**Information supplied**

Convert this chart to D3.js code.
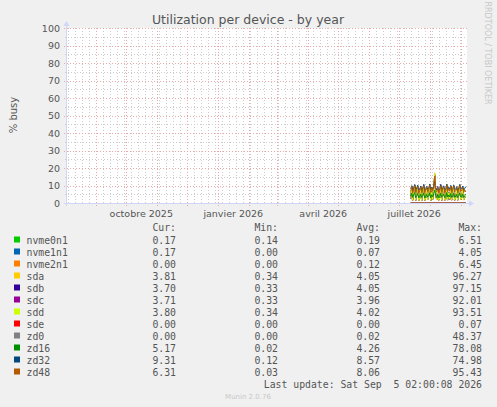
<!DOCTYPE html>
<meta charset="utf-8">
<style>
body { margin: 0; padding: 0; background: #f0f0f0; }
svg { display: block; }
text { font-family: "DejaVu Sans", sans-serif; fill: #555; }
.mono { font-family: "DejaVu Sans Mono", monospace; font-size: 9.8px; }
</style>
<body>
<script src="https://cdnjs.cloudflare.com/ajax/libs/d3/7.8.5/d3.min.js"></script>
<script>

var devices = ["nvme0n1", "nvme1n1", "nvme2n1", "sda", "sdb", "sdc", "sdd", "sde", "zd0", "zd16", "zd32", "zd48"];
var colors = ["#00cc00", "#0066b3", "#ff8000", "#ffcc00", "#330099", "#990099", "#ccff00", "#ff0000", "#808080", "#008f00", "#00487d", "#b35a00"];
var curVals = ["0.17", "0.17", "0.00", "3.81", "3.70", "3.71", "3.80", "0.00", "0.00", "5.17", "9.31", "6.31"];
var minVals = ["0.14", "0.00", "0.00", "0.34", "0.33", "0.33", "0.34", "0.00", "0.00", "0.02", "0.12", "0.03"];
var avgVals = ["0.19", "0.07", "0.12", "4.05", "4.05", "3.96", "4.02", "0.00", "0.02", "4.26", "8.57", "8.06"];
var maxVals = ["6.51", "4.05", "6.45", "96.27", "97.15", "92.01", "93.51", "0.07", "48.37", "78.08", "74.98", "95.43"];

var yTicks = [0, 10, 20, 30, 40, 50, 60, 70, 80, 90, 100];
var xLabels = ["octobre 2025", "janvier 2026", "avril 2026", "juillet 2026"];
var xLabelDates = [new Date(2025, 9, 16), new Date(2026, 0, 16), new Date(2026, 3, 16), new Date(2026, 6, 16)];

// daily averages, first day 12 Jul 2026, last day 5 Sep 2026
var firstDay = new Date(2026, 6, 12, 12);
var series = {
  nvme0n1: [0.18,0.21,0.17,0.20,0.22,0.16,0.19,0.21,0.17,0.18,0.20,0.16,0.19,0.22,0.17,0.18,0.20,0.17,0.19,0.23,0.16,0.20,0.18,0.21,0.35,0.19,0.17,0.20,0.16,0.18,0.22,0.17,0.19,0.21,0.16,0.18,0.22,0.17,0.20,0.18,0.21,0.16,0.19,0.21,0.17,0.18,0.20,0.16,0.19,0.22,0.17,0.18,0.20,0.16,0.19,0.17],
  nvme1n1: [0.06,0.08,0.05,0.07,0.09,0.05,0.06,0.08,0.05,0.06,0.07,0.05,0.07,0.09,0.05,0.06,0.08,0.05,0.07,0.09,0.05,0.07,0.06,0.08,0.15,0.06,0.05,0.07,0.05,0.06,0.08,0.05,0.07,0.08,0.05,0.06,0.09,0.05,0.07,0.06,0.08,0.05,0.06,0.08,0.05,0.06,0.07,0.05,0.07,0.09,0.05,0.06,0.08,0.05,0.06,0.17],
  nvme2n1: [0.10,0.14,0.09,0.12,0.15,0.09,0.11,0.14,0.09,0.10,0.13,0.09,0.12,0.15,0.09,0.11,0.13,0.10,0.12,0.16,0.09,0.12,0.10,0.14,0.28,0.11,0.09,0.13,0.09,0.10,0.14,0.09,0.12,0.13,0.09,0.10,0.15,0.10,0.12,0.10,0.14,0.09,0.11,0.14,0.09,0.10,0.13,0.09,0.12,0.15,0.10,0.11,0.13,0.09,0.11,0.00],
  sda: [2.6,9.2,1.4,7.5,10.3,1.6,4.8,9.6,1.2,2.9,8.4,1.5,5.1,10.1,1.3,3.2,8.7,1.8,4.4,10.6,1.5,6.4,2.2,9.4,17.2,4.2,1.7,8.1,1.4,3.0,10.2,1.6,4.6,8.8,1.3,2.7,10.9,1.9,5.8,2.3,9.3,1.5,3.6,9.8,1.7,3.1,7.4,1.4,4.9,10.4,2.0,2.8,8.5,1.6,3.5,3.8],
  sdb: [2.3,9.6,1.7,6.9,9.9,1.4,5.2,8.9,1.5,2.6,8.8,1.2,4.8,10.5,1.6,3.0,8.1,2.1,4.1,10.2,1.3,6.8,2.0,9.0,16.3,3.9,2.0,7.7,1.7,2.8,10.6,1.4,4.9,8.4,1.6,2.4,10.4,1.6,6.1,2.0,9.6,1.8,3.3,9.3,1.5,3.4,7.8,1.7,4.5,9.9,1.7,3.1,8.1,1.9,3.2,3.7],
  sdc: [2.4,8.9,1.5,7.1,10.1,1.5,4.6,9.2,1.3,2.8,8.5,1.4,4.9,9.8,1.4,3.1,8.3,1.9,4.2,10.3,1.4,6.2,2.1,9.1,15.8,4.0,1.8,7.9,1.5,2.9,9.9,1.5,4.7,8.6,1.4,2.6,10.6,1.7,5.6,2.1,8.9,1.6,3.4,9.5,1.6,3.2,7.6,1.5,4.7,10.1,1.8,2.9,8.3,1.7,3.3,3.7],
  sdd: [2.5,9.0,1.6,7.3,10.2,1.5,4.9,9.4,1.4,2.8,8.6,1.3,5.0,10.3,1.5,3.1,8.5,1.8,4.3,10.4,1.4,6.5,2.0,9.2,16.6,4.1,1.7,8.0,1.6,2.9,10.3,1.5,4.8,8.7,1.5,2.5,10.7,1.8,5.9,2.2,9.4,1.7,3.5,9.6,1.6,3.3,7.5,1.6,4.8,10.2,1.9,2.9,8.4,1.7,3.4,3.8],
  sde: [0.00,0.00,0.00,0.00,0.00,0.00,0.00,0.00,0.00,0.00,0.00,0.00,0.00,0.00,0.00,0.00,0.00,0.00,0.00,0.00,0.00,0.00,0.00,0.00,0.01,0.00,0.00,0.00,0.00,0.00,0.00,0.00,0.00,0.00,0.00,0.00,0.00,0.00,0.00,0.00,0.00,0.00,0.00,0.00,0.00,0.00,0.00,0.00,0.00,0.00,0.00,0.00,0.00,0.00,0.00,0.00],
  zd0: [0.02,0.03,0.01,0.02,0.03,0.01,0.02,0.03,0.01,0.02,0.02,0.01,0.02,0.03,0.01,0.02,0.02,0.01,0.02,0.03,0.01,0.02,0.02,0.03,0.09,0.02,0.01,0.02,0.01,0.02,0.03,0.01,0.02,0.02,0.01,0.02,0.03,0.01,0.02,0.02,0.03,0.01,0.02,0.03,0.01,0.02,0.02,0.01,0.02,0.03,0.01,0.02,0.02,0.01,0.02,0.00],
  zd16: [3.9,5.6,3.2,4.9,5.9,3.0,4.2,5.4,2.9,3.7,5.1,3.1,4.4,5.7,2.8,3.9,4.9,3.3,4.3,5.8,3.0,4.7,3.5,5.3,7.4,4.2,3.1,5.0,2.9,3.8,5.6,3.2,4.4,5.1,3.0,3.7,5.9,3.4,4.6,3.5,5.4,3.1,4.1,5.5,3.2,3.9,4.9,3.0,4.4,5.7,3.4,3.7,5.0,3.1,4.2,5.2],
  zd32: [8.2,9.9,7.2,8.9,10.6,7.5,8.6,10.2,7.0,8.0,9.7,7.4,8.8,10.5,7.1,8.2,9.5,7.6,8.5,10.8,7.3,9.1,7.8,10.0,12.3,8.6,7.4,9.5,7.2,8.1,10.4,7.5,8.7,9.8,7.3,8.0,10.7,7.6,9.0,7.8,10.1,7.4,8.3,10.3,7.5,8.2,9.4,7.2,8.6,10.6,7.8,8.1,9.7,7.4,8.4,9.3],
  zd48: [6.6,9.5,5.8,8.4,10.0,6.1,7.7,9.6,5.7,7.0,9.1,6.0,8.0,9.9,5.9,7.4,8.9,6.4,7.8,10.2,6.0,8.6,6.9,9.4,15.4,7.6,6.2,8.9,5.8,7.1,9.8,6.1,8.1,9.2,5.9,7.0,10.1,6.5,8.3,6.8,9.7,6.0,7.6,9.8,6.3,7.2,8.7,5.9,7.9,10.0,6.6,7.1,9.0,6.1,7.5,6.3]
};

var width = 497, height = 407;
var plot = { left: 67, right: 467, top: 28, bottom: 203 };

var svg = d3.select("body").append("svg")
    .attr("width", width)
    .attr("height", height);

svg.append("rect").attr("width", width).attr("height", height).attr("fill", "#f0f0f0");

// 400 days window ending a little after last update
var x = d3.scaleTime()
    .domain([new Date(2025, 7, 2, 18), new Date(2026, 8, 6, 18)])
    .range([plot.left, plot.right]);
var y = d3.scaleLinear().domain([0, 100]).range([plot.bottom, plot.top]);

svg.append("rect")
    .attr("x", plot.left).attr("y", plot.top)
    .attr("width", plot.right - plot.left).attr("height", plot.bottom - plot.top)
    .attr("fill", "#fff");

var grid = svg.append("g").attr("shape-rendering", "crispEdges");

// minor grid: weeks and every 5 %
grid.selectAll(".wk").data(d3.timeMonday.range(x.domain()[0], x.domain()[1]))
  .enter().append("line")
    .attr("x1", d => Math.round(x(d)) + 0.5).attr("x2", d => Math.round(x(d)) + 0.5)
    .attr("y1", plot.top).attr("y2", plot.bottom + 2)
    .attr("stroke", "#cccccc").attr("stroke-dasharray", "1,2");
grid.selectAll(".h5").data(d3.range(5, 100, 10))
  .enter().append("line")
    .attr("x1", plot.left - 2).attr("x2", plot.right)
    .attr("y1", d => Math.round(y(d)) + 0.5).attr("y2", d => Math.round(y(d)) + 0.5)
    .attr("stroke", "#cccccc").attr("stroke-dasharray", "1,2");

// major grid: months and every 10 %
grid.selectAll(".mo").data(d3.timeMonth.range(x.domain()[0], x.domain()[1]))
  .enter().append("line")
    .attr("x1", d => Math.round(x(d)) + 0.5).attr("x2", d => Math.round(x(d)) + 0.5)
    .attr("y1", plot.top).attr("y2", plot.bottom + 3)
    .attr("stroke", "#eba8a8").attr("stroke-dasharray", "1,2");
grid.selectAll(".h10").data(yTicks.slice(1))
  .enter().append("line")
    .attr("x1", plot.left - 3).attr("x2", plot.right)
    .attr("y1", d => Math.round(y(d)) + 0.5).attr("y2", d => Math.round(y(d)) + 0.5)
    .attr("stroke", "#eba8a8").attr("stroke-dasharray", "1,2");

// y labels
svg.selectAll(".yl").data(yTicks)
  .enter().append("text")
    .attr("x", 60).attr("y", d => y(d) + 3.5)
    .attr("text-anchor", "end")
    .style("font-size", "9.5px")
    .text(d => d);

// x labels
svg.selectAll(".xl").data(xLabels)
  .enter().append("text")
    .attr("x", (d, i) => x(xLabelDates[i])).attr("y", 217)
    .attr("text-anchor", "middle")
    .style("font-size", "9.5px")
    .text(d => d);

// series lines
var days = d3.range(series.sda.length).map(i => d3.timeDay.offset(firstDay, i));
var line = d3.line()
    .x((d, i) => x(days[i]))
    .y(d => y(d));
devices.forEach(function(dev, k) {
  svg.append("path")
      .datum(series[dev])
      .attr("fill", "none")
      .attr("stroke", colors[k])
      .attr("stroke-width", 1)
      .attr("d", line);
});

// axes and arrows
svg.append("line")
    .attr("x1", plot.left - 3).attr("x2", plot.right + 3)
    .attr("y1", plot.bottom + 0.5).attr("y2", plot.bottom + 0.5)
    .attr("stroke", "#cfd6f8").attr("shape-rendering", "crispEdges");
svg.append("line")
    .attr("x1", plot.left - 0.5).attr("x2", plot.left - 0.5)
    .attr("y1", plot.bottom + 3).attr("y2", plot.top - 3)
    .attr("stroke", "#cfd6f8").attr("shape-rendering", "crispEdges");
svg.append("path")
    .attr("d", "M" + (plot.right + 2) + "," + (plot.bottom - 2.5) + "l5,3l-5,3z")
    .attr("fill", "#cfd6f8");
svg.append("path")
    .attr("d", "M" + (plot.left - 3.5) + "," + (plot.top - 2) + "l3,-5l3,5z")
    .attr("fill", "#cfd6f8");

// title and labels
svg.append("text")
    .attr("x", 248).attr("y", 24)
    .attr("text-anchor", "middle")
    .style("font-size", "12.5px")
    .text("Utilization per device - by year");

svg.append("text")
    .attr("transform", "translate(17,115) rotate(-90)")
    .attr("text-anchor", "middle")
    .style("font-size", "10px")
    .text("% busy");

svg.append("text")
    .attr("transform", "translate(485,53) rotate(90)")
    .attr("text-anchor", "middle")
    .style("font-size", "8px")
    .style("fill", "#c8c8c8")
    .text("RRDTOOL / TOBI OETIKER");

// legend
var cols = [176, 278, 380, 482];
var heads = ["Cur:", "Min:", "Avg:", "Max:"];
heads.forEach(function(h, i) {
  svg.append("text").attr("class", "mono")
      .attr("x", cols[i]).attr("y", 231)
      .attr("text-anchor", "end").text(h);
});

var rows = svg.selectAll(".row").data(devices)
  .enter().append("g")
    .attr("transform", (d, i) => "translate(0," + (240 + i * 12) + ")");
rows.append("rect")
    .attr("x", 14).attr("y", -3.5)
    .attr("width", 6).attr("height", 6)
    .attr("fill", (d, i) => colors[i]);
rows.append("text").attr("class", "mono")
    .attr("x", 26.5).attr("y", 3.5).text(d => d);
[curVals, minVals, avgVals, maxVals].forEach(function(vals, c) {
  rows.append("text").attr("class", "mono")
      .attr("x", cols[c]).attr("y", 3.5)
      .attr("text-anchor", "end")
      .text((d, i) => vals[i]);
});

svg.append("text").attr("class", "mono")
    .attr("x", 482).attr("y", 387.5)
    .attr("text-anchor", "end")
    .style("white-space", "pre")
    .text("Last update: Sat Sep  5 02:00:08 2026");

svg.append("text")
    .attr("x", 248).attr("y", 398.5)
    .attr("text-anchor", "middle")
    .style("font-size", "7px")
    .style("fill", "#c8c8c8")
    .text("Munin 2.0.76");

</script>
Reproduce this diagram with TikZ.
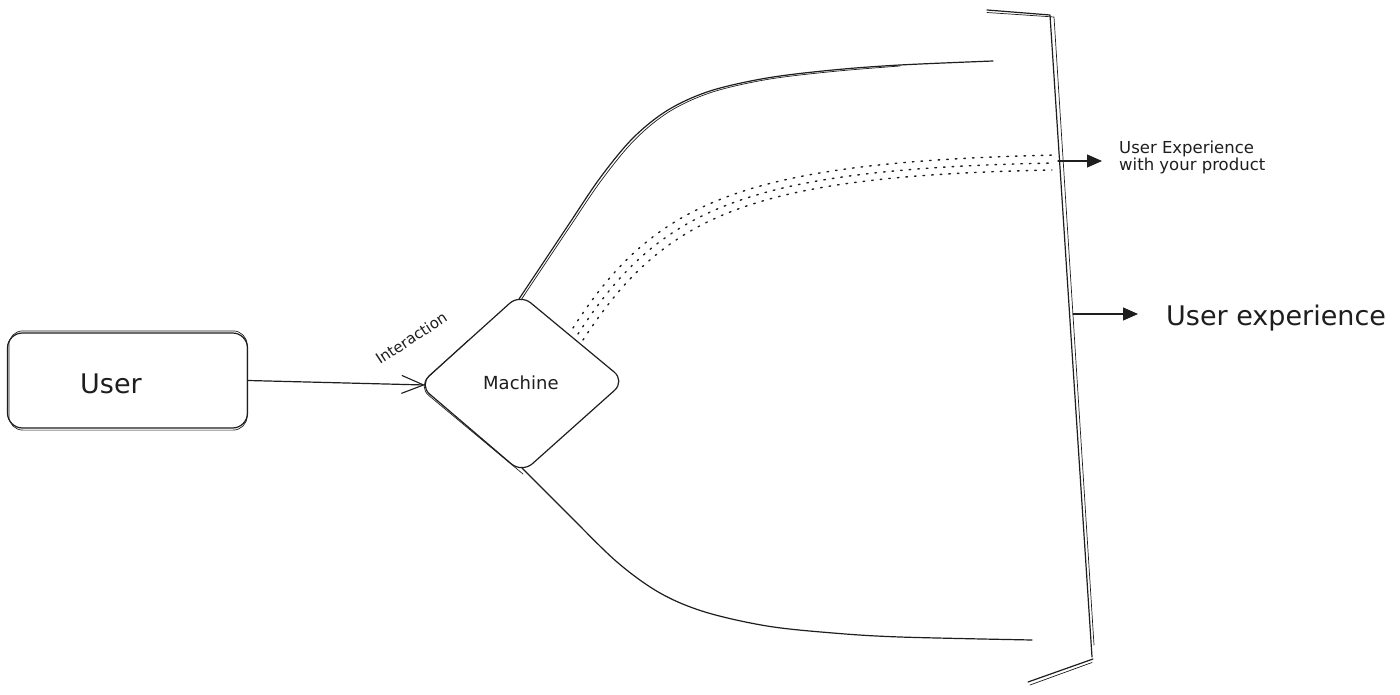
\documentclass[tikz,border=0pt]{standalone}
\usepackage{fontspec}
\setmainfont{DejaVu Sans}
\usetikzlibrary{arrows.meta,calc}
\definecolor{ink}{HTML}{1E1E1E}
\begin{document}
\begin{tikzpicture}[x=1pt,y=-1pt,line cap=round,line join=round,
  sk/.style={draw=ink,line width=1.2pt},
  sk2/.style={draw=ink,line width=0.7pt},
  dots/.style={draw=ink,line width=1.4pt,dash pattern=on 1.6pt off 7pt},
  lbl/.style={inner sep=0pt,text=ink},
  openarrow/.style={-{Straight Barb[length=22pt,width=18pt,line width=1.1pt]}},
  fillarrow/.style={-{Triangle[length=15pt,width=13pt]}}]
\useasboundingbox (0,0) rectangle (1400,695);
\fill[white] (0,0) rectangle (1400,695);

% User box
\node[sk,rounded corners=15pt,minimum width=240pt,minimum height=95pt,inner sep=0pt] (user) at (127.5,380.5) {};
\draw[sk2,rounded corners=14pt] ($(user.north west)+(2,-1.5)$) rectangle ($(user.south east)+(-1,1.5)$);
\node[lbl,anchor=base west,font=\fontsize{27}{30}\selectfont] (usertext) at (80,393) {User};

% Machine diamond
\coordinate (mt) at (520,294);
\coordinate (mr) at (625,381);
\coordinate (mb) at (522,473);
\coordinate (ml) at (419,385);
\draw[sk,rounded corners=14pt] ($(mt)!0.5!(mr)$) -- (mr) -- (mb) -- (ml) -- (mt) -- cycle;
\draw[sk2,rounded corners=14pt] ($(mt)!0.5!(ml)+(-1.5,1)$) -- ($(ml)+(-1,1.5)$) -- ($(mb)+(1,1)$);
\node[lbl,anchor=base west,font=\fontsize{18}{20}\selectfont] (mach) at (483,389) {Machine};
\coordinate (mleft) at (425,385);
\coordinate (mtop) at (519,299);
\coordinate (mbot) at (522,468);

% Interaction arrow
\draw[sk,openarrow] (user.east) -- (mleft);
\node[lbl,anchor=base west,rotate=33,font=\fontsize{15}{17}\selectfont] (inter) at (380,365) {Interaction};

% Upper and lower branches
\draw[sk] plot[smooth,tension=0.55] coordinates {(mtop) (567,227) (600,178) (633,138) (668,110) (710,91) (767,78) (833,70) (900,65) (993,61)};
\draw[sk2] plot[smooth,tension=0.55] coordinates {(521,300) (569,228) (602,179.5) (635,139.5) (669.5,111.5) (711,92.5) (767,79.5) (833,71.5) (900,66)};
\draw[sk] plot[smooth,tension=0.55] coordinates {(mbot) (567,513) (617,562) (660,593) (705,612) (767,626) (833,633) (900,637) (1032,640)};

% Dotted bundle
\draw[dots] (573,328) .. controls (655,200) and (745,162) .. (1057,155);
\draw[dots] (578,334) .. controls (660,207) and (748,169) .. (1054,163);
\draw[dots] (583,340) .. controls (665,214) and (751,176) .. (1052,170);

% Bracket
\draw[sk] (987,10) -- (1050,15) -- (1092,657);
\draw[sk2] (987,12.5) -- (1054,17) -- (1094,645);
\draw[sk] (1093,659) -- (1028,682);
\draw[sk2] (1092,662.5) -- (1030,685);

% Outputs
\coordinate (b1) at (1058,161);
\coordinate (b2) at (1073,314);
\node[lbl,anchor=west,align=left,font=\fontsize{16.5}{17}\selectfont] (ux1) at (1119,157) {User Experience\\with your product};
\node[lbl,anchor=base west,font=\fontsize{27}{30}\selectfont] (ux2) at (1166,325) {User experience};
\draw[sk,fillarrow,shorten >=17pt] (b1) -- (b1 -| ux1.west);
\draw[sk,fillarrow,shorten >=28pt] (b2) -- (b2 -| ux2.west);
\end{tikzpicture}
\end{document}
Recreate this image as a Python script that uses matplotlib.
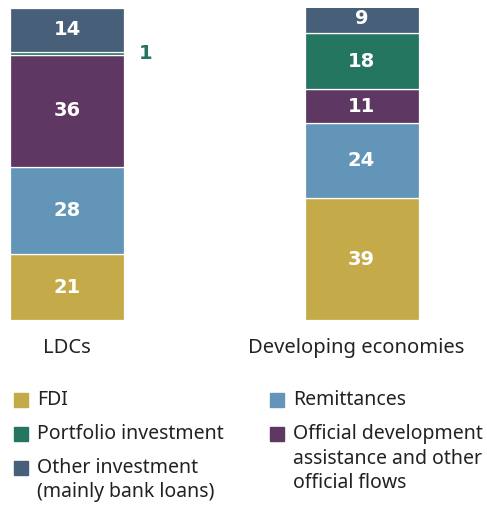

**Work instructions**
Scan the material line by line and report each one that contains "this".

**Complete output**
Convert this chart to D3.js code.
Reproduce this diagram with TikZ.
Recreate this image as a Python script that uses matplotlib.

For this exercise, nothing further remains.